= Extracted material =
____________________

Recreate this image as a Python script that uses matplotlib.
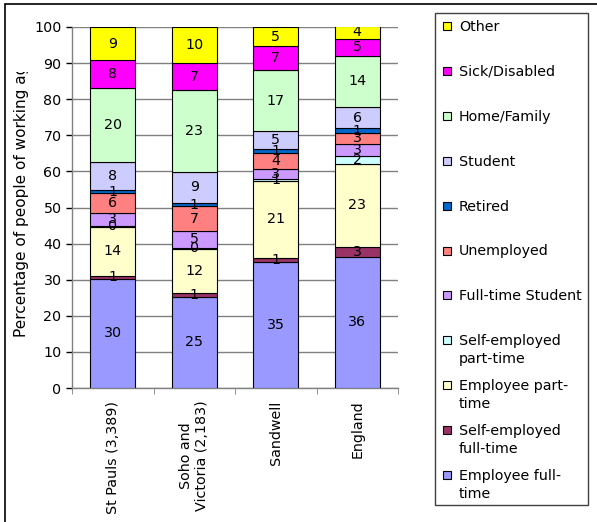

____________________

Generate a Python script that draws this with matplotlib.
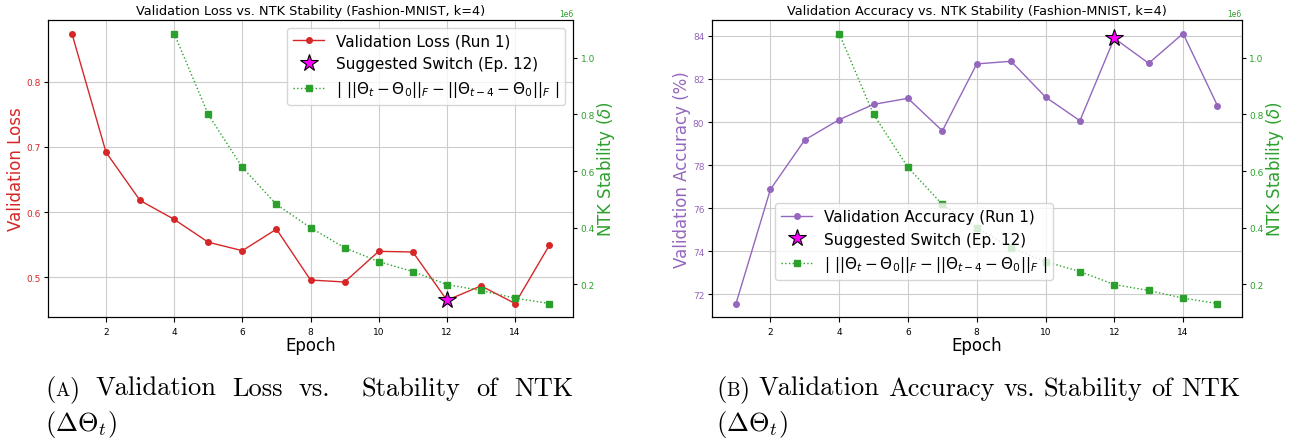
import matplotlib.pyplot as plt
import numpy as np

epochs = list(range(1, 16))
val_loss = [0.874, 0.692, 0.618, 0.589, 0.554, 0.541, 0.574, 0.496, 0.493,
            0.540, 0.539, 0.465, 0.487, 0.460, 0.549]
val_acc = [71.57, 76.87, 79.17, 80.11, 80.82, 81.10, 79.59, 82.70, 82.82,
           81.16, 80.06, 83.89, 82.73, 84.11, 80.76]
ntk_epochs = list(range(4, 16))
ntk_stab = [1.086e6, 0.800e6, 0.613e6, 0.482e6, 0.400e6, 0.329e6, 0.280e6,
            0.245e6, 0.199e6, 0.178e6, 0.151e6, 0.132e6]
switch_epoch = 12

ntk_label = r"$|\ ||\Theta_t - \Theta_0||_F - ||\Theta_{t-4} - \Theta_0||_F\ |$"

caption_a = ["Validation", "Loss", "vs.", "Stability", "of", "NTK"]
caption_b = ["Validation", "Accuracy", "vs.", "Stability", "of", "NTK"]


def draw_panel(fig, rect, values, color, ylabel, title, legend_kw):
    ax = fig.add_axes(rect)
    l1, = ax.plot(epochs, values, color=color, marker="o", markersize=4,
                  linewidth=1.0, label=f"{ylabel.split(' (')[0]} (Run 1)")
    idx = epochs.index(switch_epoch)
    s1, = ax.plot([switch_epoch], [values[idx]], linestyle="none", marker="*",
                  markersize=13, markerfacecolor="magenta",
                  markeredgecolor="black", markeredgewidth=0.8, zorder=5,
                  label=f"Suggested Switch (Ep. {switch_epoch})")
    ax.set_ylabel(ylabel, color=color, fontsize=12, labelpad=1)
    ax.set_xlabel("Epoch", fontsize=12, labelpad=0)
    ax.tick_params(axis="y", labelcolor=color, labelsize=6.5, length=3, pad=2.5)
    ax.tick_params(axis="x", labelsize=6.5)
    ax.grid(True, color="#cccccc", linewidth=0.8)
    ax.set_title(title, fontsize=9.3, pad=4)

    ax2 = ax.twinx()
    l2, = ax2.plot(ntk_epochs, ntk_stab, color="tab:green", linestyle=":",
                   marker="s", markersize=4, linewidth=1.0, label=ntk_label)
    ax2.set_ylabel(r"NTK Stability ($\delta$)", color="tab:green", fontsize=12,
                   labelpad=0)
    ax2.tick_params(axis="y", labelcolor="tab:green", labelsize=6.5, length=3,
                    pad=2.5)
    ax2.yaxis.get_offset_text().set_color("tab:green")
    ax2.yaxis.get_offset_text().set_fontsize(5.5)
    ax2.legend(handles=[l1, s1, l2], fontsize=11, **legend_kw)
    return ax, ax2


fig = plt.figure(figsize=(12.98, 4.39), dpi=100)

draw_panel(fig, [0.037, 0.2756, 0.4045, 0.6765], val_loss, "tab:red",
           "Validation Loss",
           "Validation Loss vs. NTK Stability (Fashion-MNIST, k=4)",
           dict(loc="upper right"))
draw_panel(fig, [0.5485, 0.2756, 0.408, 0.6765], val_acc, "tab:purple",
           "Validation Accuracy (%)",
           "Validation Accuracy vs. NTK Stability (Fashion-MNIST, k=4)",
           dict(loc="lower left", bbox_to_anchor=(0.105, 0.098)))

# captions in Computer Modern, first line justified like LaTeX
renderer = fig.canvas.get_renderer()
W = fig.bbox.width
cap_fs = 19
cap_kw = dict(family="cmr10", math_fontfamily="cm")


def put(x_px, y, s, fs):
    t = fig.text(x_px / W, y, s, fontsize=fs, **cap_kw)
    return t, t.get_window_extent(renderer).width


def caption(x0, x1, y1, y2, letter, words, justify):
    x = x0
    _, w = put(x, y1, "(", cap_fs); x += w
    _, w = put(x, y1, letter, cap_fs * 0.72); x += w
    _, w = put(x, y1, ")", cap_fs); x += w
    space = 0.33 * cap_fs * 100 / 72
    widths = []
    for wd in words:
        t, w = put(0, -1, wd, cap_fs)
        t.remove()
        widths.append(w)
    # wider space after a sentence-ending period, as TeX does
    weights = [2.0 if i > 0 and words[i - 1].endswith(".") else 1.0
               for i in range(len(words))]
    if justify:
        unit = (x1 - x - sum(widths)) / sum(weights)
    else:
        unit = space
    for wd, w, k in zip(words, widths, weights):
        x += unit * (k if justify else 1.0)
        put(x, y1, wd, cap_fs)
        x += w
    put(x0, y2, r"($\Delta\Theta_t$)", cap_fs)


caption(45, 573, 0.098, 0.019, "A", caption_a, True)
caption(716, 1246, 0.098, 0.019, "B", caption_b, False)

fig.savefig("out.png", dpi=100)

____________________

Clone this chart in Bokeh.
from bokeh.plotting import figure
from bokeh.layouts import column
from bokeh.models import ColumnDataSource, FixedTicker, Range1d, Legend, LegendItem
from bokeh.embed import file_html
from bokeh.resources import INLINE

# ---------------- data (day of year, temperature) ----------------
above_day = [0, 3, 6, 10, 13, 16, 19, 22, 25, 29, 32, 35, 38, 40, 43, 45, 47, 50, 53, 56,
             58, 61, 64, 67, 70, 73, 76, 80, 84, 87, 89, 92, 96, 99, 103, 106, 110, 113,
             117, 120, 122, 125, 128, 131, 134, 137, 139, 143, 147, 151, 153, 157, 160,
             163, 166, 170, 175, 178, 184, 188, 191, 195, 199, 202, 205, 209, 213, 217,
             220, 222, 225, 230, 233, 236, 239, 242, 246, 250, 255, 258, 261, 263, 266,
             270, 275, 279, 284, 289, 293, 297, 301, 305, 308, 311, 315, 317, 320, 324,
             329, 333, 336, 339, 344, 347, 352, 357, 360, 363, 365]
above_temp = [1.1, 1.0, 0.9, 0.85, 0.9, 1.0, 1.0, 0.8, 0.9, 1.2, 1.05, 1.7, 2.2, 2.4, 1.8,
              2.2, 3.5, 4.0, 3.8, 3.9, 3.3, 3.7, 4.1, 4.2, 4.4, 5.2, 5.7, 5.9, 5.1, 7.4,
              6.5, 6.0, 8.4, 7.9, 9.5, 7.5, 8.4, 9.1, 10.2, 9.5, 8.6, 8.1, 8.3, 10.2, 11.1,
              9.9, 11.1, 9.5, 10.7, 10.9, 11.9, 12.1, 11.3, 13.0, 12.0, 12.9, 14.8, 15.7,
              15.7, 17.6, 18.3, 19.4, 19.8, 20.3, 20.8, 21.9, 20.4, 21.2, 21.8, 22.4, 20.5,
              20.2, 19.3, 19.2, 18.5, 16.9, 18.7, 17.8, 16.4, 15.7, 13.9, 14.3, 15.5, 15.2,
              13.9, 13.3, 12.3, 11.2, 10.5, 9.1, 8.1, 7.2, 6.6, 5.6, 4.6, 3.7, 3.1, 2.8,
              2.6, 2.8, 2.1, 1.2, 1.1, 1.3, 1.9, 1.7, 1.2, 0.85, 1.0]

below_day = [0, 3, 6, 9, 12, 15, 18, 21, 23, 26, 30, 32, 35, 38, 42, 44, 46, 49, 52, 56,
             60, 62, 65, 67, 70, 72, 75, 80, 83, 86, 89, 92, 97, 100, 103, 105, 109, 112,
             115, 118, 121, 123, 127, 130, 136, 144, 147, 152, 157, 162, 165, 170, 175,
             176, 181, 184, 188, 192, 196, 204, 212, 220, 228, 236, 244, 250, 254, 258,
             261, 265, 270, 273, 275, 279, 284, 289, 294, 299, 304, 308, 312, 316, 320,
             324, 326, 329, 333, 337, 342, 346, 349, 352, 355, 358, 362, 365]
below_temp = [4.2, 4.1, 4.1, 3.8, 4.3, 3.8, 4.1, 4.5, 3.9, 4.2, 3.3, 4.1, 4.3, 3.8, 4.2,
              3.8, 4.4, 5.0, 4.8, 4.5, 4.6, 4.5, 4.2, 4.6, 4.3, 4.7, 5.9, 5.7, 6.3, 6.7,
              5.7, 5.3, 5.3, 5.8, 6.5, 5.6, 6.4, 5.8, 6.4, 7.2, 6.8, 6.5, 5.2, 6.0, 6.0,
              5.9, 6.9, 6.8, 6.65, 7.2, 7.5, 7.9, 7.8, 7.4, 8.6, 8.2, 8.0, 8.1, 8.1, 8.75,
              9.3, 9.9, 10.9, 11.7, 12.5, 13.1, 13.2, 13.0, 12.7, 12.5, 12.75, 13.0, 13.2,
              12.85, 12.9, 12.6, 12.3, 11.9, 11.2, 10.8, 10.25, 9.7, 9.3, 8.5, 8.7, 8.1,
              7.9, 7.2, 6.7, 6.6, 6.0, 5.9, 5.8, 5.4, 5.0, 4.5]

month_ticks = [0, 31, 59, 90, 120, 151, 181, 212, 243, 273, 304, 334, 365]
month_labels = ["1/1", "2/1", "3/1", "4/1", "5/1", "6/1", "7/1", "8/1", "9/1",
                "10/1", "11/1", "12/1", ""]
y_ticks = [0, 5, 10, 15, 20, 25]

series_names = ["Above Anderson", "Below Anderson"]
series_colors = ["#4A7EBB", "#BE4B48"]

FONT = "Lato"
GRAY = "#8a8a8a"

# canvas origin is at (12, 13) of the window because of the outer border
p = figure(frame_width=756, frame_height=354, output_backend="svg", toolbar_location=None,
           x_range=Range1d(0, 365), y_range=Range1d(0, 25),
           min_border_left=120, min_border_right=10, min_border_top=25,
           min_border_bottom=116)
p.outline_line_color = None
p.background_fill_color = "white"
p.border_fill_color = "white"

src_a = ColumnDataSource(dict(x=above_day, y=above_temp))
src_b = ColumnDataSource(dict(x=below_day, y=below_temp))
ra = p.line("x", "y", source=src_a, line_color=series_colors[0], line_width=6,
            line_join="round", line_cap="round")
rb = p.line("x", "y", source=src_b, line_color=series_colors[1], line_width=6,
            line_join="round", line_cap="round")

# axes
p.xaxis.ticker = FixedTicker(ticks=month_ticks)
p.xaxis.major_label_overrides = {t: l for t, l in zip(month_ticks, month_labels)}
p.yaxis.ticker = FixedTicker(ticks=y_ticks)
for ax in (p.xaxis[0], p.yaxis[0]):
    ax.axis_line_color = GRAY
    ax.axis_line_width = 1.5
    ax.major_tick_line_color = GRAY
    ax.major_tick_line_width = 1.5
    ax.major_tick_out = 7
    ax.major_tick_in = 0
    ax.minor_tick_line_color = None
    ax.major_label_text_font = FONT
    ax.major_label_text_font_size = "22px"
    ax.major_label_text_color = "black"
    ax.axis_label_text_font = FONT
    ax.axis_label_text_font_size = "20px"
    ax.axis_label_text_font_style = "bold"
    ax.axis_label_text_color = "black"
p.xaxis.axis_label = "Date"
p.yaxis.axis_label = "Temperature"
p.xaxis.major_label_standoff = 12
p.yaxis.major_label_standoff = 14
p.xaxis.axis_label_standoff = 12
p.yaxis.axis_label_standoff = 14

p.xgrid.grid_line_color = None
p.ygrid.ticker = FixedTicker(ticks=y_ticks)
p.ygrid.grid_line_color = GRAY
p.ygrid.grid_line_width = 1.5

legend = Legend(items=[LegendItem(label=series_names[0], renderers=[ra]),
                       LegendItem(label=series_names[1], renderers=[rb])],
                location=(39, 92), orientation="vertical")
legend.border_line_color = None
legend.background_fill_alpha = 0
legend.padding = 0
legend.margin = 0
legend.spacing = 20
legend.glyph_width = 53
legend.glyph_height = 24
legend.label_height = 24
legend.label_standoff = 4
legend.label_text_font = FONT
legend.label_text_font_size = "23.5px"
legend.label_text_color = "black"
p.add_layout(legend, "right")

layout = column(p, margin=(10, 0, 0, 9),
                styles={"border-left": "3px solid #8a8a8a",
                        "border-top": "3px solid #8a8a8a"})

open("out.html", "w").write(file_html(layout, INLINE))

____________________

Of the lines above, how many contain the word "Python"? Provide the number and nothing else.

2